Blogs

Commercial Division Blog

Current Developments in the Commercial Divisions of the
New York State Courts
Posted: June 17, 2016

Ongoing Negotiation of Formal Agreement Shows Intent Not to Be Bound by Informal Agreement

On May 23, 2016, Justice Oing of the New York County Commercial Division issued a decision in AEG Live, LLC v. LF USA, Inc., 2016 NY Slip Op. 30957(U), holding that ongoing negotiation of a formal agreement indicated that the parties’ informal agreement was not intended to be binding.

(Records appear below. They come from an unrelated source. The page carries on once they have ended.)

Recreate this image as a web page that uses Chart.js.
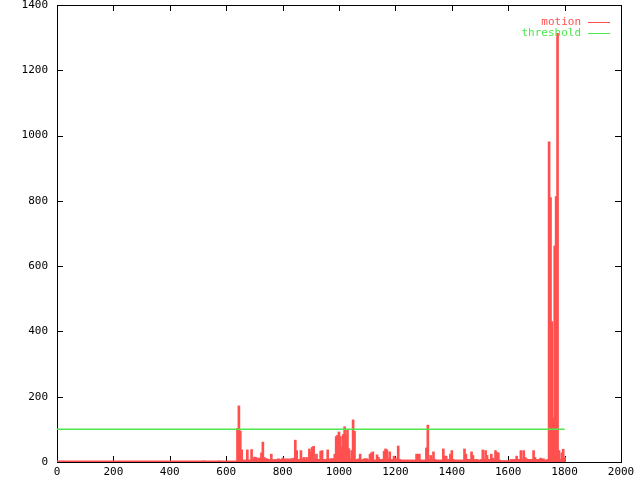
<!DOCTYPE html>
<html>
<head>
<meta charset="utf-8">
<script src="https://cdn.jsdelivr.net/npm/chart.js@4"></script>
<style>
  html, body { margin: 0; padding: 0; background: #fff; }
</style>
</head>
<body>
<canvas id="motionChart" width="640" height="480"></canvas>
<script>
// motion value per frame, one entry every frameStep frames starting at frame 0
const frameStep = 5;
const motion = [
  0,0,0,0,0,0,0,0,0,0,
  0,0,0,0,0,0,0,0,0,0,
  0,0,0,0,0,0,0,0,0,0,
  0,0,0,0,0,0,0,0,0,0,
  0,0,0,0,0,0,0,0,0,0,
  0,0,0,0,0,0,0,0,0,0,
  0,0,0,0,0,0,0,0,0,0,
  0,0,0,0,0,0,0,0,0,0,
  0,0,0,0,0,0,0,0,0,0,
  0,0,0,0,0,0,0,0,0,0,
  0,0,0,0,4,0,0,0,0,0,
  0,0,0,0,0,4,0,0,0,0,
  0,0,0,0,0,0,0,0,103,172,
  95,37,6,6,6,37,6,6,38,8,
  15,14,10,12,12,28,61,14,10,10,
  7,8,24,7,7,8,7,10,8,8,
  12,8,10,8,10,8,10,10,12,67,
  35,8,8,35,8,14,8,14,8,40,
  31,45,48,8,24,8,8,33,35,8,
  8,8,37,8,10,10,10,24,78,82,
  92,78,45,84,108,82,98,41,10,35,
  129,94,8,8,10,24,6,8,10,10,
  10,6,24,28,31,6,6,22,14,8,
  8,8,33,40,37,10,31,8,8,18,
  12,8,49,8,6,6,6,6,6,6,
  6,6,6,6,6,24,24,24,6,6,
  6,6,43,113,8,20,8,31,8,6,
  6,6,6,6,40,18,18,8,8,24,
  35,8,6,6,6,6,6,6,6,40,
  24,8,8,8,31,20,8,6,8,6,
  6,8,37,8,35,20,8,8,24,12,
  8,35,29,28,6,4,4,4,4,4,
  4,4,8,8,8,8,18,8,8,35,
  10,35,14,10,8,8,8,8,35,14,
  8,8,8,12,8,10,6,6,8,981,
  810,430,135,662,813,1313,35,8,28,39,
  14
];
const thresholdValue = 100;
const thresholdFrames = [0, 1800];

const xTicks = [0, 200, 400, 600, 800, 1000, 1200, 1400, 1600, 1800, 2000];
const yTicks = [0, 200, 400, 600, 800, 1000, 1200, 1400];

const RED = '#ff5050';
const GREEN = '#4de84d';
const FONT = { family: '"DejaVu Sans Mono", monospace', size: 11 };

// gnuplot style box with inward ticks on all sides
const frame = {
  id: 'frame',
  beforeDatasetsDraw(chart) {
    const { ctx, chartArea: a, scales } = chart;
    ctx.save();
    ctx.strokeStyle = '#000';
    ctx.lineWidth = 1;
    ctx.strokeRect(Math.round(a.left) + 0.5, Math.round(a.top) + 0.5,
      Math.round(a.right - a.left), Math.round(a.bottom - a.top));
    ctx.beginPath();
    xTicks.forEach(v => {
      const x = Math.round(scales.x.getPixelForValue(v)) + 0.5;
      ctx.moveTo(x, a.bottom); ctx.lineTo(x, a.bottom - 6);
      ctx.moveTo(x, a.top); ctx.lineTo(x, a.top + 6);
    });
    yTicks.forEach(v => {
      const y = Math.round(scales.y.getPixelForValue(v)) + 0.5;
      ctx.moveTo(a.left, y); ctx.lineTo(a.left + 6, y);
      ctx.moveTo(a.right, y); ctx.lineTo(a.right - 6, y);
    });
    ctx.stroke();
    ctx.restore();
  },
  afterDraw(chart) {
    const { ctx, chartArea: a } = chart;
    const items = [['motion', RED], ['threshold', GREEN]];
    ctx.save();
    ctx.font = '11px ' + FONT.family;
    ctx.textAlign = 'right';
    ctx.textBaseline = 'middle';
    items.forEach(([label, color], i) => {
      const y = a.top + 17 + i * 11;
      ctx.fillStyle = color;
      ctx.fillText(label, a.right - 40, y);
      ctx.strokeStyle = color;
      ctx.lineWidth = 1;
      ctx.beginPath();
      ctx.moveTo(a.right - 33, Math.round(y) + 0.5);
      ctx.lineTo(a.right - 11, Math.round(y) + 0.5);
      ctx.stroke();
    });
    ctx.restore();
  }
};

const ctx = document.getElementById('motionChart').getContext('2d');
new Chart(ctx, {
  type: 'bar',
  data: {
    datasets: [
      {
        label: 'motion',
        data: motion.map((v, i) => ({ x: i * frameStep, y: v })),
        backgroundColor: RED,
        borderWidth: 0,
        barThickness: 2,
        minBarLength: 1,
        order: 2
      },
      {
        type: 'line',
        label: 'threshold',
        data: thresholdFrames.map(f => ({ x: f, y: thresholdValue })),
        borderColor: GREEN,
        borderWidth: 1.5,
        pointRadius: 0,
        fill: false,
        order: 1
      }
    ]
  },
  options: {
    responsive: false,
    animation: false,
    layout: { autoPadding: false, padding: { top: 5, right: 19, left: 0, bottom: 0 } },
    plugins: {
      legend: { display: false },
      tooltip: { enabled: false }
    },
    scales: {
      x: {
        type: 'linear',
        min: 0,
        max: 2000,
        offset: false,
        grid: { display: false, offset: false, tickLength: 0 },
        border: { display: false },
        afterBuildTicks: s => { s.ticks = xTicks.map(v => ({ value: v })); },
        ticks: { color: '#000', font: FONT, padding: 4, maxRotation: 0, callback: v => String(v) },
        afterFit: s => { s.height = 18; s.paddingLeft = 0; s.paddingRight = 0; }
      },
      y: {
        min: 0,
        max: 1400,
        grid: { display: false, tickLength: 0 },
        border: { display: false },
        afterBuildTicks: s => { s.ticks = yTicks.map(v => ({ value: v })); },
        ticks: { color: '#000', font: FONT, padding: 9, callback: v => String(v) },
        afterFit: s => { s.width = 57; s.paddingTop = 0; s.paddingBottom = 0; }
      }
    }
  },
  plugins: [frame]
});
</script>
</body>
</html>
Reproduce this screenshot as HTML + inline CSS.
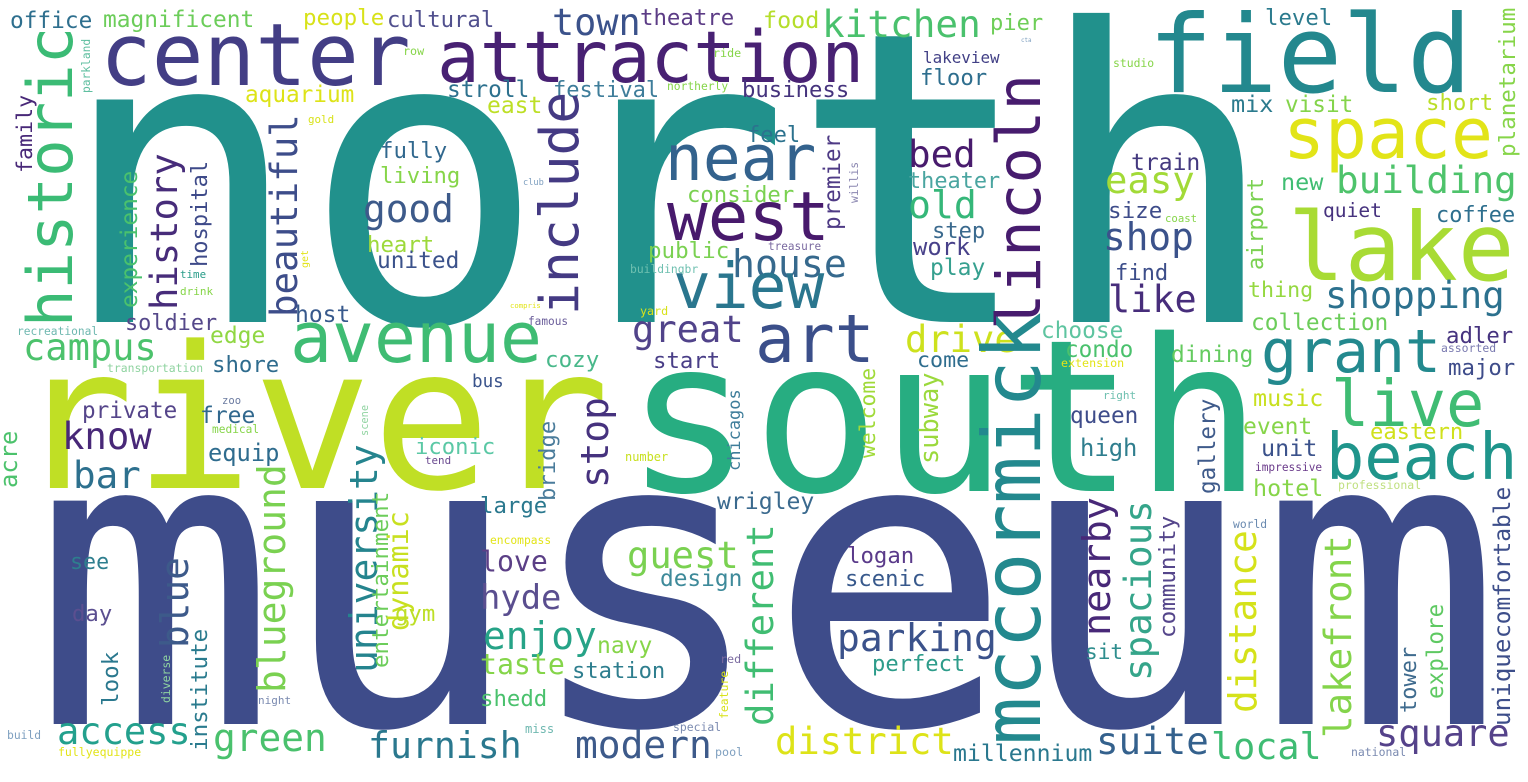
<!DOCTYPE html>
<html><head><meta charset="utf-8"><style>
html,body{margin:0;padding:0;background:#fff;overflow:hidden;}
svg{display:block;}
text{font-family:"DejaVu Sans Mono","Liberation Mono",monospace;}
</style></head><body>
<svg id="cloud" width="1528" height="782" viewBox="0 0 1528 782" xmlns="http://www.w3.org/2000/svg">
<rect width="1528" height="782" fill="#ffffff"/>
</svg>
<script>
// words, layout (left x / baseline x, baseline y / bottom y, ink length), rotation, color
const words = ["north","museum","river","south","center","attraction","field","lake","space","grant","live","beach",
"office","magnificent","people","cultural","historic","family","parkland","history","hospital","experience","beautiful",
"aquarium","stroll","east","gold","row","fully","living","good","heart","united","time","drink","host","soldier","recreational",
"campus","edge","avenue","shore","transportation","bus",
"town","theatre","food","kitchen","pier","ride","lakeview","floor","festival","northerly","business","include","near","feel",
"consider","west","premier","willis","club","public","house","buildingbr","treasure","view","yard","famous","great","art","cozy",
"start","drive","come","bed","theater","old","step","work","play","lincoln","mccormick",
"level","cta","studio","planetarium","mix","visit","short","train","easy","building","new","airport","size","coast","quiet",
"coffee","shop","find","like","thing","shopping","collection","choose","condo","dining","extension","adler","assorted","major",
"private","free","zoo","medical","scene","know","acre","bar","equip","iconic","tend","blueground","university","entertainment",
"dynamic","gym","see","day","blue","look","institute","diverse","night","build","access","fullyequippe","green","furnish",
"stop","bridge","chicagos","number","welcome","subway","wrigley","large","encompass","love","hyde","guest","design","different",
"logan","scenic","enjoy","navy","taste","station","shedd","red","feature","parking","perfect","miss","special","pool","modern",
"district","millennium",
"right","queen","high","gallery","music","event","eastern","unit","impressive","hotel","professional","world","nearby","spacious",
"community","sit","distance","lakefront","tower","explore","unique","comfortable","suite","local","square","national","get","compris"];
const posX = [58,32,15,625,100,437,1148,1288,1283,1261,1331,1326,
10,103,303,387,72,32,90,177,207,137,297,
245,447,487,308,403,380,380,363,367,377,180,180,295,125,17,
23,210,290,212,107,472,
552,640,763,822,990,713,923,920,553,667,742,578,665,747,
687,667,840,858,523,648,732,630,768,673,640,528,632,755,545,
653,905,917,908,908,908,932,913,930,1040,1040,
1265,1021,1113,1515,1231,1285,1426,1131,1105,1336,1281,1263,1108,1165,1323,
1436,1103,1115,1108,1248,1325,1251,1041,1065,1171,1061,1446,1441,1448,
82,200,222,212,368,62,17,73,208,415,425,285,377,388,
408,395,70,72,188,118,207,170,258,7,57,58,213,368,
608,555,740,625,875,938,717,480,490,480,480,627,660,773,
847,845,483,597,480,572,480,720,728,837,872,525,673,715,575,
775,953,
1103,1070,1080,1215,1253,1243,1370,1261,1255,1253,1338,1233,1110,1151,
1175,1085,1256,1351,1416,1443,1510,1510,1096,1211,1376,1351,308,510];
const posY = [322,724,488,491,85,82,92,280,158,372,426,479,
28,27,25,27,327,173,93,310,267,308,317,
102,97,113,123,55,158,183,222,252,268,278,295,322,330,335,
360,343,362,372,372,387,
35,25,28,37,30,57,63,85,97,90,97,315,180,142,
202,240,230,203,185,258,277,273,250,308,315,325,342,362,367,
368,352,367,167,188,218,238,255,275,330,745,
25,42,67,157,112,112,110,170,193,193,190,270,218,222,217,
222,250,280,312,297,308,330,338,357,362,367,343,352,375,
418,423,404,433,436,449,488,488,461,454,464,693,673,668,
631,621,569,621,648,706,751,703,704,739,744,756,751,758,
488,501,471,461,458,464,509,513,544,571,609,568,586,726,
563,586,649,653,674,678,706,663,719,651,671,733,731,756,758,
754,761,
399,423,456,494,406,434,439,456,471,496,489,528,636,681,
638,659,713,738,713,699,726,638,754,759,746,756,268,308];
const lens = [1180,1430,575,616,302,420,313,217,203,174,147,185,
80,149,79,105,294,76,53,153,104,135,199,
107,80,53,25,20,65,78,87,65,80,25,32,53,90,80,
130,53,245,65,95,30,
85,92,54,155,51,27,75,65,104,60,105,218,145,51,
105,156,93,40,20,79,111,67,52,145,27,39,108,113,52,
65,108,50,64,90,65,51,55,53,250,425,
65,10,40,147,40,66,65,67,86,177,40,90,52,31,57,
77,87,51,85,63,176,135,80,66,80,62,65,54,65,
93,53,18,46,30,86,55,64,69,78,25,225,225,174,
117,38,37,38,87,52,120,47,32,33,130,82,110,150,
87,78,80,42,88,89,95,65,60,65,78,108,80,198,
65,78,110,53,82,91,65,20,47,156,91,28,47,27,133,
175,137,
32,66,55,93,68,67,91,54,66,68,82,33,135,177,
120,36,179,199,64,93,85,149,109,107,130,54,17,30];
const rots = [0,0,0,0,0,0,0,0,0,0,0,0,
0,0,0,0,1,1,1,1,1,1,1,
0,0,0,0,0,0,0,0,0,0,0,0,0,0,0,
0,0,0,0,0,0,
0,0,0,0,0,0,0,0,0,0,0,1,0,0,
0,0,1,1,0,0,0,0,0,0,0,0,0,0,0,
0,0,0,0,0,0,0,0,0,1,1,
0,0,0,1,0,0,0,0,0,0,0,1,0,0,0,
0,0,0,0,0,0,0,0,0,0,0,0,0,0,
0,0,0,0,1,0,1,0,0,0,0,1,1,1,
1,0,0,0,1,1,1,1,0,0,0,0,0,0,
1,1,1,0,1,1,0,0,0,0,0,0,0,1,
0,0,0,0,0,0,0,0,1,0,0,0,0,0,0,
0,0,
0,0,0,1,0,0,0,0,0,0,0,0,1,1,
1,0,1,1,1,1,1,1,0,0,0,0,1,0];
const colors = ["#21918c","#3e4c8a","#c0df25","#27ad81","#433e85","#482173","#23888e","#a8db34","#e2e418","#23898e","#3fbc73","#1f958b",
"#2e6f8e","#6ccd5a","#d8e219","#51508e","#3bbb75","#482878","#5fbfa0","#472c7a","#3e4a89","#4ac16d","#3d4d8a",
"#dde318","#2d718e","#bddf26","#d8e219","#86d549","#31688e","#86d549","#3d5a8a","#9dd93b","#3b528b","#2a9d8a","#86d549","#38598c","#55488a","#6fb8b0",
"#4cc26c","#90d743","#3fbc73","#2f6c8e","#8fd3a0","#3a538b",
"#3b528b","#5c3c86","#b5de2b","#4ac16d","#6ece58","#86d549","#424086","#2e6e8e","#3e7d9a","#86d549","#45337d","#443a83","#33628d","#2c728e",
"#7ad151","#481a6c","#4e3a85","#8a86b0","#7fa0c0","#7ad151","#36698d","#6fc0b0","#7a6aa0","#2a768e","#d8e219","#6a5d9a","#51438a","#3b4f8a","#48b88a",
"#493e87","#cde11d","#2f6d8e","#481b6d","#4aa5a0","#35b779","#3b6a8e","#48418a","#36a08f","#471c6e","#23898e",
"#2c7b8e","#7fa0c0","#86d549","#86d549","#2c7b8e","#84d44b","#bade28","#44397f","#a2da37","#4ec36b","#40bd72","#7ad151","#3e4c8a","#86d549","#46327e",
"#2e6f8e","#3b528b","#3d4e8a","#472d7b","#95d840","#2c718e","#6ccd5a","#5ec4a0","#4ac16d","#64cb5f","#e2e418","#46337f","#7a7ab0","#3e4c8a",
"#55458a","#31688e","#6a7aa0","#86d549","#8fd3a0","#482878","#4cc26c","#2d708e","#2f6c8e","#5bc8a5","#6a4a90","#7ad151","#25848e","#6ccd5a",
"#c8e020","#bddf26","#2e7e8e","#5b4f90","#3d5a8a","#2a788e","#2a7b8e","#8fd3a0","#7a8ab0","#7fa0c0","#23a08d","#e2e418","#4ac16d","#2a788e",
"#46327e","#4a7c9b","#3e7d9a","#c8e020","#a0da39","#9bd93c","#3b6a8e","#2a788e","#e2e418","#5b3f86","#5a4e8f","#7ad151","#3e8a9a","#40bd72",
"#5a3a8a","#38598c","#26a387","#86d549","#85d54a","#2e7e8e","#4ac16d","#7a6aa0","#d8e219","#3b528b","#2d9c8a","#6fb8b0","#7a8ab0","#7fa0c0","#3d5a8a",
"#dde318","#2a788e",
"#6fc0b0","#3e4c8a","#2f7e8e","#3f5b8b","#c8e020","#86d549","#d0e11c","#3b528b","#6a3a8a","#86d549","#c0e080","#6a8ab0","#482878","#35a58a",
"#55468b","#2f8e8e","#d5e21a","#84d44b","#3f6b8e","#5ec962","#3d4e8a","#3d4e8a","#34618d","#3fbc73","#55428a","#7a8ab0","#e2e418","#e2e418"];

const svg = document.getElementById('cloud');
const NS = 'http://www.w3.org/2000/svg';
for (let i = 0; i < words.length; i++) {
  const w = words[i];
  const n = w.length;
  const fs = lens[i] / (0.6 * n - 0.1);
  const t = document.createElementNS(NS, 'text');
  t.textContent = w;
  t.setAttribute('x', posX[i]);
  t.setAttribute('y', posY[i]);
  t.setAttribute('font-size', fs.toFixed(2));
  t.setAttribute('fill', colors[i]);
  t.setAttribute('textLength', (lens[i] + 0.1 * fs).toFixed(2));
  t.setAttribute('lengthAdjust', 'spacingAndGlyphs');
  if (rots[i]) {
    t.setAttribute('transform', 'rotate(-90 ' + posX[i] + ' ' + posY[i] + ')');
  }
  
  
  svg.appendChild(t);
}
</script>
</body></html>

In AEG Live, the plaintiff brought an action for breach of an agreement alleged to have been negotiated by telephone and e-mail but not reduced to a formal, written agreement. On summary judgment, the court held that there was no agreement, explaining:

To determine whether these emails created an enforceable contract or were merely an agreement to agree, two factors are considered: whether the agreement contemplated the negotiation of later agreements and whether the consummation of those agreements was a precondition to a party’s performance. Consideration of these factors demonstrates that no contract was formed here.

As to the first factor, the record is clear — both parties contemplated the negotiation of a later agreement and did not intend for the 2013 Sponsorship Deck and January 18, 2013 email to serve as the contract between the parties. Despite plaintiff’s conclusory.claims, the Sponsorship Deck did not include all of the material terms of the prospective agreement, as it did not address, inter alia, the nature of Frye’s on-site presence at the Concerts or dates for payment and performance, and therefore could not create a binding agreement.

Further, the conduct of the parties demonstrates that they understood that a subsequent formal written agreement was necessary to memorialize their agreement. First, by her request for a contract on January 9, 2013 — prior to the January 18, 2013 email exchange — Cohen sent a forthright, reasonable signal to AEG that Frye meant to be bound only by a formal written agreement. Moreover, in the January 18, 2013 email exchange, both parties referenced next steps, suggesting that each recognized these emails did not create a final contract between the parties. Finally, after the contract was sent to Frye, the parties held further discussions regarding its terms, suggesting that there was never a meeting of the minds on all essential terms between the parties.

As to the second factor, Klein explicitly informed Cohen that there would be no performance by AEG until the contract was executed. In short, although [the plaintiff] has presented evidence that the negotiating parties had agreed as to price the totality of the circumstances clearly showed that there was never a meeting of the minds on all essential terms.

(Internal quotations and citations omitted) (emphasis added).